Le président de la République, M. Moncef Marzouki n'a pas été bien accueilli, ce lundi 17 décembre, à Sidi Bouzid, où il était venu se recueillir pour le deuxième anniversaire de la Révolution Tunisienne. M. Marzouki a déposé dans la matinée une gerbe de fleurs sur la tombe de Mohamed Bouazizi, qui s'était immolé par le feu le 17 décembre 2010 pour dénoncer les brimades policières et la pauvreté. Le président de la République a alors été pris à parti par les Bouzidis.
«Vous êtes venus il y a un an et vous aviez promis que les choses allaient changer sous six mois, mais rien n'a changé» a lancé un manifestant. «On ne veut pas de vous ici», s'est exclamé un autre.
M. Marzouki a répliqué que les autorités «n'avaient pas de baguette magique». Le chef de l'Etat a ensuite prononcé un discours devant la préfecture, là où Mohamed Bouazizi s'était immolé. Quelque deux à trois mille personnes étaient réunies sur cette place en milieu de matinée. Et la situation a fini par dégénérer.
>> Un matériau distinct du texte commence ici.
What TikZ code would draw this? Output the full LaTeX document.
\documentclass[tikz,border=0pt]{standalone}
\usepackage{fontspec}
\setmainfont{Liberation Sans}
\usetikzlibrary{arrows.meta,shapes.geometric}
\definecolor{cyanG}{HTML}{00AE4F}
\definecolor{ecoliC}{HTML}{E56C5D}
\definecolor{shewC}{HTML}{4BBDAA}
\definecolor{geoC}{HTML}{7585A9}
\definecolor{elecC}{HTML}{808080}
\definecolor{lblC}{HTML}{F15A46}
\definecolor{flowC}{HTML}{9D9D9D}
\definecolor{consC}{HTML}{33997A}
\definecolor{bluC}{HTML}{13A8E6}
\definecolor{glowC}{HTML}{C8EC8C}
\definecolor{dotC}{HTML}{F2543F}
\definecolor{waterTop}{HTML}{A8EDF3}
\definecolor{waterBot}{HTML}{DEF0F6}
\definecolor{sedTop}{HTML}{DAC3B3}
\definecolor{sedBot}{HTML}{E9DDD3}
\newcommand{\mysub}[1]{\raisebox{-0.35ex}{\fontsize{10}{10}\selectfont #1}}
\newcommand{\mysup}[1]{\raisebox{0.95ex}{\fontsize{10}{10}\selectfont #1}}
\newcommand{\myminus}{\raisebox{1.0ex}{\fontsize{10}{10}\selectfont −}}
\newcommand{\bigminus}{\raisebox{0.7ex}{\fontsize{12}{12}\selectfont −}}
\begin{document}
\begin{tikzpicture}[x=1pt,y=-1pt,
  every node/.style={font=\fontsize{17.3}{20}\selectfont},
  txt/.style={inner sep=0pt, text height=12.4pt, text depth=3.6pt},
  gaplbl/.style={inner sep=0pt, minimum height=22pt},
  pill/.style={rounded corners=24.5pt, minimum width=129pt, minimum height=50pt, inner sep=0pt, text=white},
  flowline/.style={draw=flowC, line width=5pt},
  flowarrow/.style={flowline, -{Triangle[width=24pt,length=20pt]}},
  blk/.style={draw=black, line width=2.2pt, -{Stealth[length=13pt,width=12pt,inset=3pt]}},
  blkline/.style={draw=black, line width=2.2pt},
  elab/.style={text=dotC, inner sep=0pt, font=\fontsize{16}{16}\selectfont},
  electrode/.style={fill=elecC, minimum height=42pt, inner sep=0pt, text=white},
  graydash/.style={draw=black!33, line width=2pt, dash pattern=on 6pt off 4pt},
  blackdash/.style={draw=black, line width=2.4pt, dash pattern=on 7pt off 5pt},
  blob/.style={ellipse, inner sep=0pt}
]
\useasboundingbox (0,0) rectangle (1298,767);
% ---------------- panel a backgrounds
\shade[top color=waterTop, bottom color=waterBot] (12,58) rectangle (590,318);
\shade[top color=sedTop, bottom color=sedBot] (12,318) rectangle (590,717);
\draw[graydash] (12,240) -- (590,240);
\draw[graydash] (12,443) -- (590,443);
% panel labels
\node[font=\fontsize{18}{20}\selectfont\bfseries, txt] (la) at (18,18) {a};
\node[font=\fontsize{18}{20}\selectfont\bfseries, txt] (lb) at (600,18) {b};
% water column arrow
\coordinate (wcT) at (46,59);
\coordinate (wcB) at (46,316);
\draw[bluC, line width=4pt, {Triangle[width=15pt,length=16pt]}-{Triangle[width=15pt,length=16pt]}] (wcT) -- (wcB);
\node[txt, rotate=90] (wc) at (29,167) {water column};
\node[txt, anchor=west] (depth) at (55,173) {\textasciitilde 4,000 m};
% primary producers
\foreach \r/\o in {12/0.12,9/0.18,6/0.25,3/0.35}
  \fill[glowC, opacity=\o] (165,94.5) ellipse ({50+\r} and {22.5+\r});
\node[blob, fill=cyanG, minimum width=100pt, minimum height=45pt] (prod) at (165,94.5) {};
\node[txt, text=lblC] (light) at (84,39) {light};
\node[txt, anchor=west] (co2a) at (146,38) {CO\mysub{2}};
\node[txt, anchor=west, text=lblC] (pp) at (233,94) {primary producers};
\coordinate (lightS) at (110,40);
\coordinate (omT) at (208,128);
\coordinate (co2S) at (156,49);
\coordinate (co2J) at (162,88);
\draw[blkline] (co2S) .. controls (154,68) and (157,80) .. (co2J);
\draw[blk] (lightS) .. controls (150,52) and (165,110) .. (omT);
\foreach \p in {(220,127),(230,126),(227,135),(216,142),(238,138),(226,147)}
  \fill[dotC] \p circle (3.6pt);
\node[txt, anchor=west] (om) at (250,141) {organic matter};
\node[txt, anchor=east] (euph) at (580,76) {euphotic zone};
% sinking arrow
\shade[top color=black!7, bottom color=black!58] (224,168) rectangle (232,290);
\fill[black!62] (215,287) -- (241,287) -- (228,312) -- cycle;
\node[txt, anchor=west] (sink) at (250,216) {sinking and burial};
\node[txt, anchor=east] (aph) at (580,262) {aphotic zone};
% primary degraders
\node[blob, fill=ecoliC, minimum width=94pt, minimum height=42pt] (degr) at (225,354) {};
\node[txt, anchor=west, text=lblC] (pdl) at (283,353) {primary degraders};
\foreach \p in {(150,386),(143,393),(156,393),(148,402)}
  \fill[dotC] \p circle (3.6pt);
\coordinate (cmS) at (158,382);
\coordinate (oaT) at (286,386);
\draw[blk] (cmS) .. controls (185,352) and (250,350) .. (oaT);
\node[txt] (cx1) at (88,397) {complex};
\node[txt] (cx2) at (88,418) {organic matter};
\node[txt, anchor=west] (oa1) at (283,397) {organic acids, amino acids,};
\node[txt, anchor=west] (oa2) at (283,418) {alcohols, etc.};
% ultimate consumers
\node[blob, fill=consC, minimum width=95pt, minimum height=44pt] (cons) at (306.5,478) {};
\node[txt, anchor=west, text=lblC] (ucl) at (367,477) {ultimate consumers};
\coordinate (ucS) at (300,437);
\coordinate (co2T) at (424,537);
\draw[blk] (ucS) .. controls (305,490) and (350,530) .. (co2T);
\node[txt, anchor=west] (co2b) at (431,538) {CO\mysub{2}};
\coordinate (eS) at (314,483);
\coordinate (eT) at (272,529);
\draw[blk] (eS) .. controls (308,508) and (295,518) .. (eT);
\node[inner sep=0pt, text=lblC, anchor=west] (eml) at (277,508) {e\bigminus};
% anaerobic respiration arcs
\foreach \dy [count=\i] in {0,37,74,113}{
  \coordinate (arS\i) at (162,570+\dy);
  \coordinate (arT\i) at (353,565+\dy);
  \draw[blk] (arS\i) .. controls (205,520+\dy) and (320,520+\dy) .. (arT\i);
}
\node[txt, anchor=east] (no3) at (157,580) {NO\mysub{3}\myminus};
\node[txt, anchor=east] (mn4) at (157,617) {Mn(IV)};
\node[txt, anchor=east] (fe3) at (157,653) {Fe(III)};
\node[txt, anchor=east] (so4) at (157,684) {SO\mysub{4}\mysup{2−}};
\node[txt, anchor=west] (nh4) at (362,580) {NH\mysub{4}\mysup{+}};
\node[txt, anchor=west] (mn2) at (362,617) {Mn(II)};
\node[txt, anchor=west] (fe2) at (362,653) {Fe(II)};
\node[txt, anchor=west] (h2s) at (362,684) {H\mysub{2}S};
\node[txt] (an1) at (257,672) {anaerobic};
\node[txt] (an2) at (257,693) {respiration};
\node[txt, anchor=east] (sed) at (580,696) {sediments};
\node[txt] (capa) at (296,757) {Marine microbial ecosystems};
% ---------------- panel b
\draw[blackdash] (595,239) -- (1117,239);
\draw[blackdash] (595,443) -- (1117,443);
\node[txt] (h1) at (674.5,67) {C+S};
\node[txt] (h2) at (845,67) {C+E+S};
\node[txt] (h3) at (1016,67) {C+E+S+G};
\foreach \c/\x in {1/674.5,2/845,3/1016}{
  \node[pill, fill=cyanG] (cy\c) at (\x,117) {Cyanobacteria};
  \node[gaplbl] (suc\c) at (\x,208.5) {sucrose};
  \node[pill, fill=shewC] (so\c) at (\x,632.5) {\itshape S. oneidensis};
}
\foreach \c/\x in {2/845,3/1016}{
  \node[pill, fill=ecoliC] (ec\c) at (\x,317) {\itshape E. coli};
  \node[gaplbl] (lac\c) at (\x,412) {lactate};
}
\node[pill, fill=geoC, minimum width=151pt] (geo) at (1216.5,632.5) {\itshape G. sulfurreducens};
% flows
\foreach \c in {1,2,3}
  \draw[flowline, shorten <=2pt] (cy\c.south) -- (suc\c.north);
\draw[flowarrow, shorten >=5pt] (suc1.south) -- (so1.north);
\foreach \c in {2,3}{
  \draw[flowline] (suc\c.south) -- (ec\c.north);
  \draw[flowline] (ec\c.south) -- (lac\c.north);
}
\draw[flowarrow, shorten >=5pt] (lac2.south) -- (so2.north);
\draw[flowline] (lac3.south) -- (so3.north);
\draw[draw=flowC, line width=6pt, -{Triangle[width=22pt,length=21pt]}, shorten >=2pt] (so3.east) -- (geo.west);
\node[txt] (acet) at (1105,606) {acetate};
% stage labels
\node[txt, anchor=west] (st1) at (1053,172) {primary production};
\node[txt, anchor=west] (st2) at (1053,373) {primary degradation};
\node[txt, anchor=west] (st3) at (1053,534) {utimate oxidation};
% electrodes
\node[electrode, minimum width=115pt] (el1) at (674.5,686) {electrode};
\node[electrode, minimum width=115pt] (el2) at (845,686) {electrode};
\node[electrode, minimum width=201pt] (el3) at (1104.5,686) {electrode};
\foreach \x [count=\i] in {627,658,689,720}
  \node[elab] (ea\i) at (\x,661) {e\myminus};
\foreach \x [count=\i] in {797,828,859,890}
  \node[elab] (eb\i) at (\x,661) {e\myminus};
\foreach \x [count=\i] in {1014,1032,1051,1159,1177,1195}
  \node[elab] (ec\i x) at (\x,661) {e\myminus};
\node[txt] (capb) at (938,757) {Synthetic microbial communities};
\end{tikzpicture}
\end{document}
Des manifestants ont jeté des pierres contre Marzouki et le président de l’Assemblée Nationale Constituante, M. Mustapha Ben Jaafar. Les jets ont commencé après un discours de M. Marzouki et alors que M. Ben Jaafar s'apprêtait à prendre la parole. Le service d'ordre a rapidement évacué les deux dirigeants, a constaté un journaliste de l'AFP.
En scandant «le peuple veut la chute du gouvernement», les manifestants ont aussi envahi le parvis sur lequel était montée la tribune où le chef de l'Etat s'était exprimé. Lorsque le président tunisien a pris la parole, une grande partie des 5.000 personnes réunies sur la place ont scandé «Dégage, dégage».
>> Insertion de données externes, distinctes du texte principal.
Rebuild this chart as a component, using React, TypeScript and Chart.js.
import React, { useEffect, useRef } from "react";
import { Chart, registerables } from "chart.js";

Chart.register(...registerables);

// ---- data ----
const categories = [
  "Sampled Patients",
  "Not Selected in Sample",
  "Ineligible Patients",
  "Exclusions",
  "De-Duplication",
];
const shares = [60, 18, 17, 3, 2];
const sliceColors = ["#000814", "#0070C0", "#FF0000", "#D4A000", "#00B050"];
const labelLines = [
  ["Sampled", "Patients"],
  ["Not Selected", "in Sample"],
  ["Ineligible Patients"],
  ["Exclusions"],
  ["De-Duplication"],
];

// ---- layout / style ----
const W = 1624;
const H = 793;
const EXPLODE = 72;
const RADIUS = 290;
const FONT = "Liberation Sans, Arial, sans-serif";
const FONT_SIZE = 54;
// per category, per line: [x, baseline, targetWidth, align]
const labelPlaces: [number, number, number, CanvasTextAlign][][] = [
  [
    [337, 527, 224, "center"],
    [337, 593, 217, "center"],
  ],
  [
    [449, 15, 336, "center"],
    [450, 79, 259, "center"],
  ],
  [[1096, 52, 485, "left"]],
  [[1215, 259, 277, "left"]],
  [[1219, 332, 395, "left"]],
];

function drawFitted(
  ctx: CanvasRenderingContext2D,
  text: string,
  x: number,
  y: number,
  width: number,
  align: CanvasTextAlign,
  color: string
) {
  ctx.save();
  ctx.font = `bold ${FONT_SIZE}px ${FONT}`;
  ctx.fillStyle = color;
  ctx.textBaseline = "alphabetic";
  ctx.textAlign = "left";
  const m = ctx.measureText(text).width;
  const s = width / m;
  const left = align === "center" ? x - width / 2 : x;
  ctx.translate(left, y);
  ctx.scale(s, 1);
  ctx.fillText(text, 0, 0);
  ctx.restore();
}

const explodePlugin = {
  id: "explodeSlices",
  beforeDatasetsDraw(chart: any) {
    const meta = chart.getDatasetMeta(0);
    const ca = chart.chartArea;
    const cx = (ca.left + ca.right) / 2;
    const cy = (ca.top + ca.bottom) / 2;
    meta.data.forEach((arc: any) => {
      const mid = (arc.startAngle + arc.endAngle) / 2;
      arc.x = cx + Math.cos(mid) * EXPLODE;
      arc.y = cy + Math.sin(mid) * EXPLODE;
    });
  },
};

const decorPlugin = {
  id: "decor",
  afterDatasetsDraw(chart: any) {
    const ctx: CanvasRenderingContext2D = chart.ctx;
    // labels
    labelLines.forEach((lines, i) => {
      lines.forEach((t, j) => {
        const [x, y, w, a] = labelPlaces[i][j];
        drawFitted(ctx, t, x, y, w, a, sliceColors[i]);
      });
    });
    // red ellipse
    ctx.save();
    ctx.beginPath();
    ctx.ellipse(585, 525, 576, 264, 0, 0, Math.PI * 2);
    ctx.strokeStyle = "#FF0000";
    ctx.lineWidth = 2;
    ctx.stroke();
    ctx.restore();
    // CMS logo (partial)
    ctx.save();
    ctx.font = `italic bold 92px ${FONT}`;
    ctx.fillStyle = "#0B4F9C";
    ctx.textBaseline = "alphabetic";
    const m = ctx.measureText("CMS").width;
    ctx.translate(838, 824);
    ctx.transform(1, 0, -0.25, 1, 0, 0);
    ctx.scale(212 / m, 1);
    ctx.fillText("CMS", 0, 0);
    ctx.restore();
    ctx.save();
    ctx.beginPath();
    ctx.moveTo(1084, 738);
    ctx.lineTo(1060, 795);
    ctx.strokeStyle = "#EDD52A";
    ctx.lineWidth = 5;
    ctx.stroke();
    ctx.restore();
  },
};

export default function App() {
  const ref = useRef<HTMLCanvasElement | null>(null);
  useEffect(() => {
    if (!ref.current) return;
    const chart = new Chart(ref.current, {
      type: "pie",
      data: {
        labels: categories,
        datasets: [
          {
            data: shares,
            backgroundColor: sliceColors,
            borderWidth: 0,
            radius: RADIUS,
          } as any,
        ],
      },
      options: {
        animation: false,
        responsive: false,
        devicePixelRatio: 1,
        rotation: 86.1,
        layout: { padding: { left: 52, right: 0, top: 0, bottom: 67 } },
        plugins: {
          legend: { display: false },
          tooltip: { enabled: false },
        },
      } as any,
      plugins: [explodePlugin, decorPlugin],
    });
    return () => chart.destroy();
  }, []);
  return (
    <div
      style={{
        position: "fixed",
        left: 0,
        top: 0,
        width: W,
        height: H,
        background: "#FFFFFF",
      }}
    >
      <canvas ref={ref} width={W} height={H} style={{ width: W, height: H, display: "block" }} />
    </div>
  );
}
Copieusement sifflé, M. Marzouki a promis des progrès économiques sous six mois aux habitants de Sidi Bouzid. «Je comprends cette colère légitime, mais le gouvernement a diagnostiqué le mal. Dans six mois, un gouvernement stable sera en place et livrera les médicaments pour guérir le mal du pays», a-t-il déclaré. «Pour la première fois, nous avons un gouvernement qui ne vole pas le peuple», a-t-il encore dit, hué par les manifestants.
A noter que le chef du gouvernement, M. Hamadi Jebali, a annoncé, dans la soirée du 16 décembre, qu’il prenait deux jours de congé de maladie, pour le dimanche et ce lundi 17 décembre, échappant ainsi de justesse à la «fête» de la Révolution.
Selon le ministère tunisien de l'Industrie, les investissements ont chuté de 36% dans la région de Sidi Bouzid, et les offres d'emplois de 24,3% sur les 11 premiers mois de l'année par rapport à la même période un an plus tôt.
Dix des organisateurs du festival Bouazizi, célébrant le déclenchement de la Révolution ont ainsi démissionné la semaine dernière en dénonçant la "mainmise" d’Ennahdha sur l'organisation des événements.
80% des dossiers des martyrs de la Révolution ont été classés par la justice militaire. Deux ans n’ont pas suffi pour que la vérité éclate au grand jour. Les soupçons deviennent de plus en plus pesants. Alors que l'état d'urgence instauré le jour de la fuite de Ben Ali et donnant des pouvoirs accrus à l'armée et à la police, est toujours en vigueur.